Kids in Yalta. 1910.

Kids in Yalta. 1910.

Pyotr Vedenisov/MAMM/MDF/russiainphoto
These unique photos managed to document lost monuments, urban architecture and the ordinary life of people throughout the country.

1. The first photos in color appeared in the Russian Empire at the end of the 19th century. Most of them are colorized manually. Sadly, only a handful of such snaps have been preserved to this day.

The Novodevichy Convent, Moscow. circa 1890.

2. All of these unique images captured the lives of people in different regions of the country at the turn of the 20th century.

3. Coloring photos helped to hide the white paper, which turned yellow after some time.

At Kuma’s place. Malorossiya. 1900s.

4. The paper was tinted green or pink, depending on the effect desired, and colored with aniline dyes.

Nevsky Prospect. The view from Lezhen restaurant. 1900-1907.

5. Photographer Peter Pavlov kept about a dozen photos of the Moscow city center with buildings that no longer exist today.

Vladimirskie Gate of Kitay-Gorod (16th century) and the Chapel of Panteleimon the Healer (19th century) between Nikolskaya Street and Lubyanskaya Square. Both were demolished in 1934. Photo taken at the end of the 1900s.

6. His camera also captured major events in the life of the city, like the coronation of Nicholas II, the opening of the monument to Alexander II, and some folk celebrations.

Malaya Dmitrovka street. 1890s. Tram line operated here until 1953.

7. Taking photos in color only began in the early 1900s. Some photographers used Lumière brothers’ Autochrome process (when a photo is made through the red, green, and blue filters).  

Kozakov’s kids. Nikolskoe estate in Simbirsk Region (Now Ulyanovsk). 1910.

8. The most significant contribution in the development of the Russian color photography was made by chemist Sergei Prokudin-Gorsky.
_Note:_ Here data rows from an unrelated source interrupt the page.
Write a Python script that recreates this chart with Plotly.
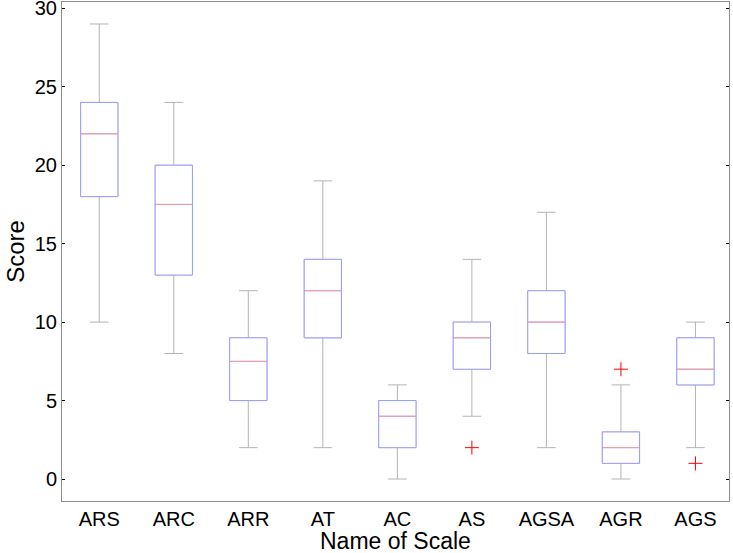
import plotly.graph_objects as go

# box statistics
scales = ["ARS", "ARC", "ARR", "AT", "AC", "AS", "AGSA", "AGR", "AGS"]
lower_whisker = [10, 8, 2, 2, 0, 4, 2, 0, 2]
q1 = [18, 13, 5, 9, 2, 7, 8, 1, 6]
median = [22, 17.5, 7.5, 12, 4, 9, 10, 2, 7]
q3 = [24, 20, 9, 14, 5, 10, 12, 3, 9]
upper_whisker = [29, 24, 12, 19, 6, 14, 17, 6, 10]

outlier_scale = ["AS", "AGR", "AGS"]
outlier_value = [2, 7, 1]

pos = list(range(1, len(scales) + 1))
box_w = 0.5

fig = go.Figure()

# gray whiskers (full box drawn gray underneath)
fig.add_trace(go.Box(
    x=pos, q1=q1, median=median, q3=q3,
    lowerfence=lower_whisker, upperfence=upper_whisker,
    width=box_w, whiskerwidth=0.5,
    line=dict(color="#b4b4b4", width=1),
    fillcolor="rgba(0,0,0,0)", boxpoints=False,
    hoverinfo="skip", showlegend=False,
))

# blue box on top
fig.add_trace(go.Box(
    x=pos, q1=q1, median=median, q3=q3,
    lowerfence=q1, upperfence=q3,
    width=box_w, whiskerwidth=0,
    line=dict(color="#9a9aff", width=1),
    fillcolor="white", boxpoints=False,
    showlegend=False,
))

# red median lines
mx, my = [], []
for p, m in zip(pos, median):
    mx += [p - box_w / 2 + 0.01, p + box_w / 2 - 0.01, None]
    my += [m, m, None]
fig.add_trace(go.Scatter(x=mx, y=my, mode="lines",
                         line=dict(color="#ff9a9a", width=1),
                         hoverinfo="skip", showlegend=False))

# outliers
ox = [scales.index(s) + 1 for s in outlier_scale]
fig.add_trace(go.Scatter(x=ox, y=outlier_value, mode="markers",
                         marker=dict(symbol="cross-thin", size=10,
                                     line=dict(color="red", width=1)),
                         showlegend=False))

fig.update_layout(
    width=733, height=553,
    margin=dict(l=62, r=4, t=2, b=52),
    plot_bgcolor="white", paper_bgcolor="white",
    font=dict(family="Liberation Sans, Arial", size=20, color="black"),
    annotations=[
        dict(text="Name of Scale", x=0.5, y=-0.081, xref="paper", yref="paper",
             xanchor="center", yanchor="middle", showarrow=False,
             font=dict(size=23)),
        dict(text="Score", x=-0.07, y=0.5, xref="paper", yref="paper",
             xanchor="center", yanchor="middle", showarrow=False,
             textangle=-90, font=dict(size=24)),
    ],
)
fig.update_xaxes(
    range=[0.5, 9.45], tickvals=pos, ticktext=scales, ticks="",
    showgrid=False, zeroline=False, showline=True, linecolor="#8c8c8c",
    linewidth=1, mirror=True, automargin=False,
)
fig.update_yaxes(
    range=[-1.4, 30.4], tickvals=[0, 5, 10, 15, 20, 25, 30],
    ticks="inside", ticklen=3, tickcolor="black",
    showgrid=False, zeroline=False, showline=True, linecolor="#8c8c8c",
    linewidth=1, mirror="ticks", automargin=False,
    ticklabeloverflow="allow",
)

fig.write_html("out.html", config={"displayModeBar": False},
               post_script="document.body.style.margin='0';document.body.style.overflow='hidden';")
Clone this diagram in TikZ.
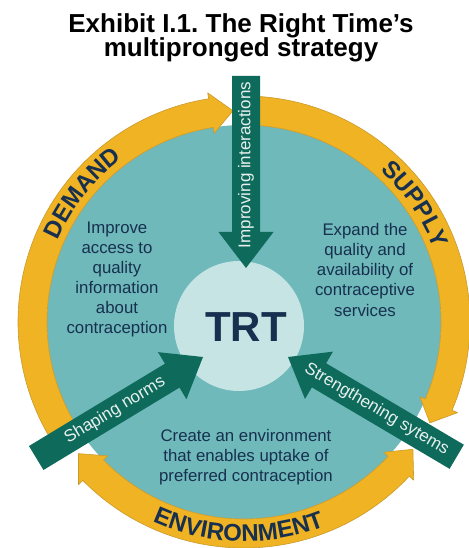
\documentclass[tikz,border=0pt]{standalone}
\usepackage{fontspec}
\setmainfont{Liberation Sans}
\usepackage{tikz}
\usetikzlibrary{decorations.text}
\frenchspacing

\definecolor{gold}{HTML}{F0B323}
\definecolor{goldedge}{HTML}{C99A2E}
\definecolor{discteal}{HTML}{6FB9BA}
\definecolor{hubblue}{HTML}{C6E4E4}
\definecolor{prong}{HTML}{0E6B5B}
\definecolor{navy}{HTML}{17304F}

\tikzstyle{band} = [fill=gold, draw=goldedge, line width=0.6pt, line join=round]
\tikzstyle{goal} = [align=center, text=navy, inner sep=0pt, font=\fontsize{16.8}{20}\selectfont]
\tikzstyle{pronglabel} = [text=white!90!prong, inner sep=0pt, font=\fontsize{17}{20}\selectfont]
\tikzstyle{heading} = [anchor=base, inner sep=0pt, font=\bfseries\fontsize{26}{26}\selectfont]
\newcommand\ringfont{\bfseries\fontsize{24}{24}\selectfont}

\begin{document}
\begin{tikzpicture}[x=1pt, y=1pt]
\useasboundingbox (0,0) rectangle (468,548);

\node[heading] (title1) at (241,515) {Exhibit I.1. The Right Time’s};
\node[heading] (title2) at (241,491) {multipronged strategy};

% disc and hub
\fill[discteal] (244,226) circle[radius=197pt];
\fill[hubblue] (239,222) circle[radius=65pt];

% the three yellow block arcs round the disc
\begin{scope}[shift={(244,226)}]
\filldraw[band] (213:226pt) arc[start angle=213, end angle=99, radius=226pt]
  -- (99:232pt) -- (93:211.5pt) -- (99:191pt) -- (99:197pt)
  arc[start angle=99, end angle=213, radius=197pt] -- cycle;
\filldraw[band] (88:226pt) arc[start angle=88, end angle=-23, radius=226pt]
  -- (-23:232pt) -- (-28.5:211.5pt) -- (-23:191pt) -- (-23:197pt)
  arc[start angle=-23, end angle=88, radius=197pt] -- cycle;
\filldraw[band] (-43:226pt) arc[start angle=-43, end angle=-135.5, radius=226pt]
  -- (-135.5:232pt) -- (-141.5:211.5pt) -- (-135.5:191pt) -- (-135.5:197pt)
  arc[start angle=-135.5, end angle=-43, radius=197pt]
  -- (-43:191pt) -- (-37:211.5pt) -- (-43:232pt) -- cycle;

\path[decorate, decoration={text along path, text align=center, text color=navy,
  text={|\ringfont|DEMAND}}]
  (181.5:203.5pt) arc[start angle=181.5, end angle=101.5, radius=203.5pt];
\path[decorate, decoration={text along path, text align=center, text color=navy,
  text={|\ringfont|SUPPLY}}]
  (74.5:203.5pt) arc[start angle=74.5, end angle=-5.5, radius=203.5pt];
\path[decorate, decoration={text along path, text align=center, text color=navy,
  text={|\ringfont|ENVIRONMENT}}]
  (-141.5:219.5pt) arc[start angle=-141.5, end angle=-41.5, radius=219.5pt];
\end{scope}

% green prongs, tip at the scope origin, pointing along +x
\coordinate (tipA) at (246,280);
\coordinate (tipB) at (203,191);
\coordinate (tipC) at (288,191);
\begin{scope}[shift={(tipA)}, rotate=-90]
\fill[prong] (0,0) -- (-36,27.5) -- (-36,14) -- (-192,14) -- (-192,-14) -- (-36,-14) -- (-36,-27.5) -- cycle;
\node[pronglabel, rotate=90] (interact) at (-103,0) {Improving interactions};
\end{scope}
\begin{scope}[shift={(tipB)}, rotate=31.2]
\fill[prong] (0,0) -- (-36,27.5) -- (-36,14) -- (-195,14) -- (-195,-14) -- (-36,-14) -- (-36,-27.5) -- cycle;
\node[pronglabel, rotate=31.2] (norms) at (-103,0) {Shaping norms};
\end{scope}
\begin{scope}[shift={(tipC)}, rotate=149.4]
\fill[prong] (0,0) -- (-36,27.5) -- (-36,14) -- (-196,14) -- (-196,-14) -- (-36,-14) -- (-36,-27.5) -- cycle;
\node[pronglabel, rotate=-30.6] (systems) at (-103,0) {Strengthening sytems};
\end{scope}

\node[goal] (demandgoal) at (117,269) {Improve\\access to\\quality\\information\\about\\contraception};
\node[goal] (supplygoal) at (365,278) {Expand the\\quality and\\availability of\\contraceptive\\services};
\node[goal] (envgoal) at (246,91) {Create an environment\\that enables uptake of\\preferred contraception};
\node[text=navy, inner sep=0pt, font=\bfseries\fontsize{42}{42}\selectfont] (trt) at (246,221) {TRT};
\end{tikzpicture}
\end{document}
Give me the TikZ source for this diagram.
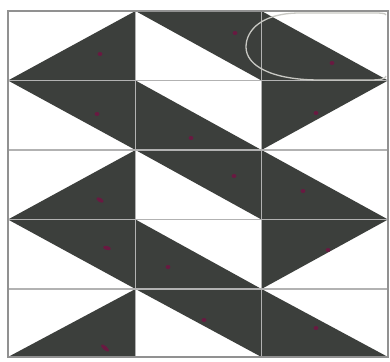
\documentclass[tikz,border=0pt]{standalone}
\definecolor{dark}{RGB}{60,63,60}
\definecolor{gridc}{RGB}{178,178,178}
\definecolor{framec}{RGB}{145,145,145}
\definecolor{dotc}{RGB}{105,25,65}
\definecolor{ringc}{RGB}{200,200,195}
\begin{document}
\begin{tikzpicture}[x=1pt,y=-1pt,
  tri/.style={fill=dark},
  gridline/.style={draw=gridc,line width=1.6pt},
  frameline/.style={draw=framec,line width=2.8pt},
  ring/.style={draw=ringc,line width=1.3pt},
  spot/.style={fill=dotc}]
\fill[white] (0,0) rectangle (390,361);
\useasboundingbox (0,0) rectangle (390,361);
\def\xA{8}\def\xB{135.5}\def\xC{261.5}\def\xD{388}
% odd rows (1,3,5)
\foreach \t/\b in {11/80.5,150/219.5,289/357}{
  \fill[tri] (\xB,\t) -- (\xA,\b) -- (\xB,\b) -- cycle;
  \fill[tri] (\xB,\t) -- (\xC,\t) -- (\xC,\b) -- cycle;
  \fill[tri] (\xC,\t) -- (\xC,\b) -- (\xD,\b) -- cycle;
}
% even rows (2,4)
\foreach \t/\b in {80.5/150,219.5/289}{
  \fill[tri] (\xA,\t) -- (\xB,\t) -- (\xB,\b) -- cycle;
  \fill[tri] (\xB,\t) -- (\xB,\b) -- (\xC,\b) -- cycle;
  \fill[tri] (\xC,\t) -- (\xD,\t) -- (\xC,\b) -- cycle;
}
% grid
\foreach \y in {80.5,150,219.5,289}{
  \draw[gridline] (\xA,\y) -- (\xD,\y);
}
\foreach \x in {\xB,\xC}{
  \draw[gridline] (\x,11) -- (\x,357);
}
\draw[frameline] (\xA,11) rectangle (\xD,357);
% ring
\draw[ring] (386,15) .. controls (386,13) and (380,13) .. (370,13) -- (300,13)
  .. controls (262,13) and (246,30) .. (246,47)
  .. controls (246,66) and (272,80) .. (320,80) -- (370,80)
  .. controls (380,80) and (386,79) .. (386,76);
% spots
\foreach \p in {(100,54),(235,33),(332,63),(97,114),(191,138),(316,113),(234,176),
  (303,191),(168,267),(328,250),(204,320),(316,328)}{
  \fill[spot] \p ellipse (2.4pt and 2pt);
}
\fill[spot,rotate around={-30:(100,200)}] (100,200) ellipse (4pt and 2pt);
\fill[spot,rotate around={-15:(107,248)}] (107,248) ellipse (4pt and 2pt);
\fill[spot,rotate around={-40:(105,348)}] (105,348) ellipse (5pt and 2pt);
\end{tikzpicture}
\end{document}
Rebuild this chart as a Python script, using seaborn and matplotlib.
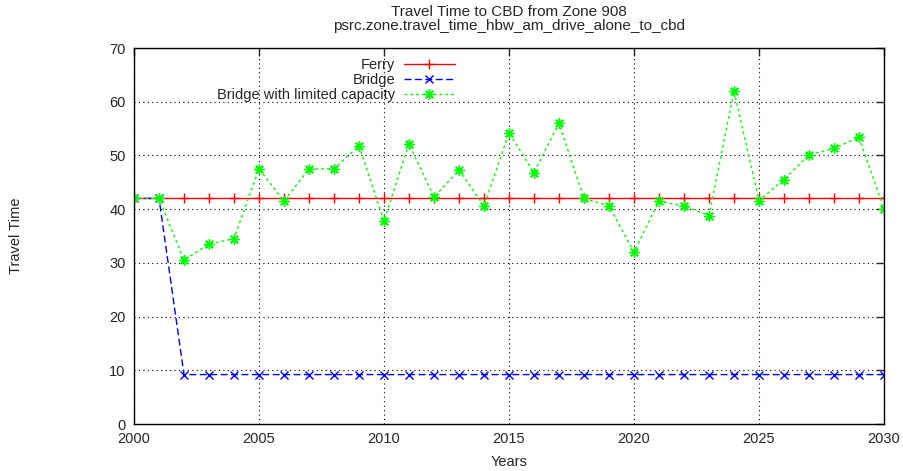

In 1905, he patented his complex process for color photography and made the biggest collection of color photos of the Russian Empire.

9. Prokudin-Gorsky captured Leo Tolstoy, Fyodor Chaliapin, and other famous people of his time. He also made several self-portraits.

Self-portrait. Kivach waterfall. Olonets district. 1915.

10. In 1909-1915, he traveled across the country photographing ancient temples, cities, nature,  and everyday scenes of the Russian countryside. After the Revolution, he left Russia, taking most photos with him. They are now stored in the U.S. Library of Congress.